■ WHAT THE TASK ASKS ■
Transcribe the material exactly. Images do not belong in the copy.

■ RAW DATA ■
****

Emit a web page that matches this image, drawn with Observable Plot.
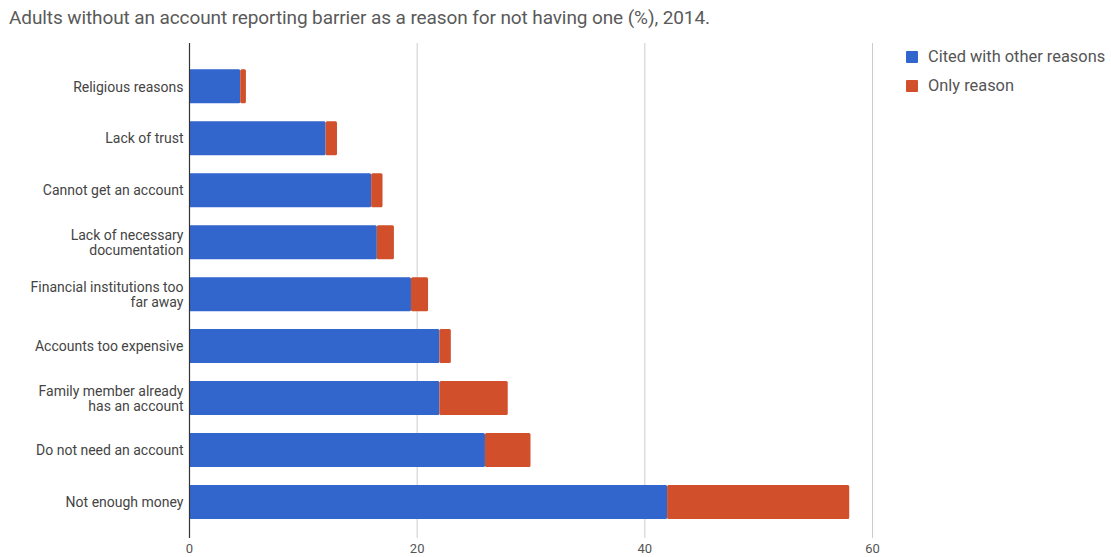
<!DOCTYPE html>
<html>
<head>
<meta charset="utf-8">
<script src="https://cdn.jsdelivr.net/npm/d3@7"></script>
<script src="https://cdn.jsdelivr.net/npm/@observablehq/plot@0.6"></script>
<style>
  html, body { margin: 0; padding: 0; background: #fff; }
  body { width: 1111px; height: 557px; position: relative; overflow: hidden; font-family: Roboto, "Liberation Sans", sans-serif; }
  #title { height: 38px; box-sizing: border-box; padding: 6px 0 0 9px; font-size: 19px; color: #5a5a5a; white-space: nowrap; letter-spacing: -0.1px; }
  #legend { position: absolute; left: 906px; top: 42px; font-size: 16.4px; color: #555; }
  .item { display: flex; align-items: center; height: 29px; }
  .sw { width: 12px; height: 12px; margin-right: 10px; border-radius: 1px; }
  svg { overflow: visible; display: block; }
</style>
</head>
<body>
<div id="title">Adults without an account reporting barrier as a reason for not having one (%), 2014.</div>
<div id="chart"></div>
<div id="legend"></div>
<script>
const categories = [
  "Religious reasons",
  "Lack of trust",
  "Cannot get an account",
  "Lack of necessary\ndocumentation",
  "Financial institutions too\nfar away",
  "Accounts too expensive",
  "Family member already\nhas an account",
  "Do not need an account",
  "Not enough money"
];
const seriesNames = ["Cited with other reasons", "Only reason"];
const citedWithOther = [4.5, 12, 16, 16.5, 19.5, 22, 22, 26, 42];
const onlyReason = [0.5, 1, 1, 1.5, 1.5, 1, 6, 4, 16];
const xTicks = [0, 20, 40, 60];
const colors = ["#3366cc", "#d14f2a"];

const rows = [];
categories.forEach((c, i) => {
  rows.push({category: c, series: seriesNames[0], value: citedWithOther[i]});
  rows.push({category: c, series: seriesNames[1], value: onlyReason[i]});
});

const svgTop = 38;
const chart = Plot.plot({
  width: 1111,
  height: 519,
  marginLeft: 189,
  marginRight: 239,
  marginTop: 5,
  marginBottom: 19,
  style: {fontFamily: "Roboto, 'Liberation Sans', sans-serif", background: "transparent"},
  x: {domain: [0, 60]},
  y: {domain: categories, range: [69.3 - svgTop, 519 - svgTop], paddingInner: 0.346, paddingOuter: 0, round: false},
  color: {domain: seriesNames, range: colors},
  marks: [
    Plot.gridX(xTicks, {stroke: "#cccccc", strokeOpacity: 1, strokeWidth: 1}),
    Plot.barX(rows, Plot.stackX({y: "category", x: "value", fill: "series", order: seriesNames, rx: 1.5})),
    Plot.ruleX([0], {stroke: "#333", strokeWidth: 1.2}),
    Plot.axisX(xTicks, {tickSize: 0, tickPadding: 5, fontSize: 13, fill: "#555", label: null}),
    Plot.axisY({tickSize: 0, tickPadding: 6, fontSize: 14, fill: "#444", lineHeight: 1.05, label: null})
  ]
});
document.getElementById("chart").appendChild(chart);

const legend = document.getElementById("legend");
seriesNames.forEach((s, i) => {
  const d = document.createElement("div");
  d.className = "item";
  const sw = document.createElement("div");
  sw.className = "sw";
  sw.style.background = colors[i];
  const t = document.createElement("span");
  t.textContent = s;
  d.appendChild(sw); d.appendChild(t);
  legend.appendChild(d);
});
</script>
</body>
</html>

****

■ SOLVED PROBLEM ■
Emit a web page that matches this image, drawn with Observable Plot.
<!DOCTYPE html>
<html>
<head>
<meta charset="utf-8">
<script src="https://cdn.jsdelivr.net/npm/d3@7"></script>
<script src="https://cdn.jsdelivr.net/npm/@observablehq/plot@0.6"></script>
<style>
  html, body { margin: 0; padding: 0; background: #fff; }
  body { width: 1111px; height: 557px; position: relative; overflow: hidden; font-family: Roboto, "Liberation Sans", sans-serif; }
  #title { height: 38px; box-sizing: border-box; padding: 6px 0 0 9px; font-size: 19px; color: #5a5a5a; white-space: nowrap; letter-spacing: -0.1px; }
  #legend { position: absolute; left: 906px; top: 42px; font-size: 16.4px; color: #555; }
  .item { display: flex; align-items: center; height: 29px; }
  .sw { width: 12px; height: 12px; margin-right: 10px; border-radius: 1px; }
  svg { overflow: visible; display: block; }
</style>
</head>
<body>
<div id="title">Adults without an account reporting barrier as a reason for not having one (%), 2014.</div>
<div id="chart"></div>
<div id="legend"></div>
<script>
const categories = [
  "Religious reasons",
  "Lack of trust",
  "Cannot get an account",
  "Lack of necessary\ndocumentation",
  "Financial institutions too\nfar away",
  "Accounts too expensive",
  "Family member already\nhas an account",
  "Do not need an account",
  "Not enough money"
];
const seriesNames = ["Cited with other reasons", "Only reason"];
const citedWithOther = [4.5, 12, 16, 16.5, 19.5, 22, 22, 26, 42];
const onlyReason = [0.5, 1, 1, 1.5, 1.5, 1, 6, 4, 16];
const xTicks = [0, 20, 40, 60];
const colors = ["#3366cc", "#d14f2a"];

const rows = [];
categories.forEach((c, i) => {
  rows.push({category: c, series: seriesNames[0], value: citedWithOther[i]});
  rows.push({category: c, series: seriesNames[1], value: onlyReason[i]});
});

const svgTop = 38;
const chart = Plot.plot({
  width: 1111,
  height: 519,
  marginLeft: 189,
  marginRight: 239,
  marginTop: 5,
  marginBottom: 19,
  style: {fontFamily: "Roboto, 'Liberation Sans', sans-serif", background: "transparent"},
  x: {domain: [0, 60]},
  y: {domain: categories, range: [69.3 - svgTop, 519 - svgTop], paddingInner: 0.346, paddingOuter: 0, round: false},
  color: {domain: seriesNames, range: colors},
  marks: [
    Plot.gridX(xTicks, {stroke: "#cccccc", strokeOpacity: 1, strokeWidth: 1}),
    Plot.barX(rows, Plot.stackX({y: "category", x: "value", fill: "series", order: seriesNames, rx: 1.5})),
    Plot.ruleX([0], {stroke: "#333", strokeWidth: 1.2}),
    Plot.axisX(xTicks, {tickSize: 0, tickPadding: 5, fontSize: 13, fill: "#555", label: null}),
    Plot.axisY({tickSize: 0, tickPadding: 6, fontSize: 14, fill: "#444", lineHeight: 1.05, label: null})
  ]
});
document.getElementById("chart").appendChild(chart);

const legend = document.getElementById("legend");
seriesNames.forEach((s, i) => {
  const d = document.createElement("div");
  d.className = "item";
  const sw = document.createElement("div");
  sw.className = "sw";
  sw.style.background = colors[i];
  const t = document.createElement("span");
  t.textContent = s;
  d.appendChild(sw); d.appendChild(t);
  legend.appendChild(d);
});
</script>
</body>
</html>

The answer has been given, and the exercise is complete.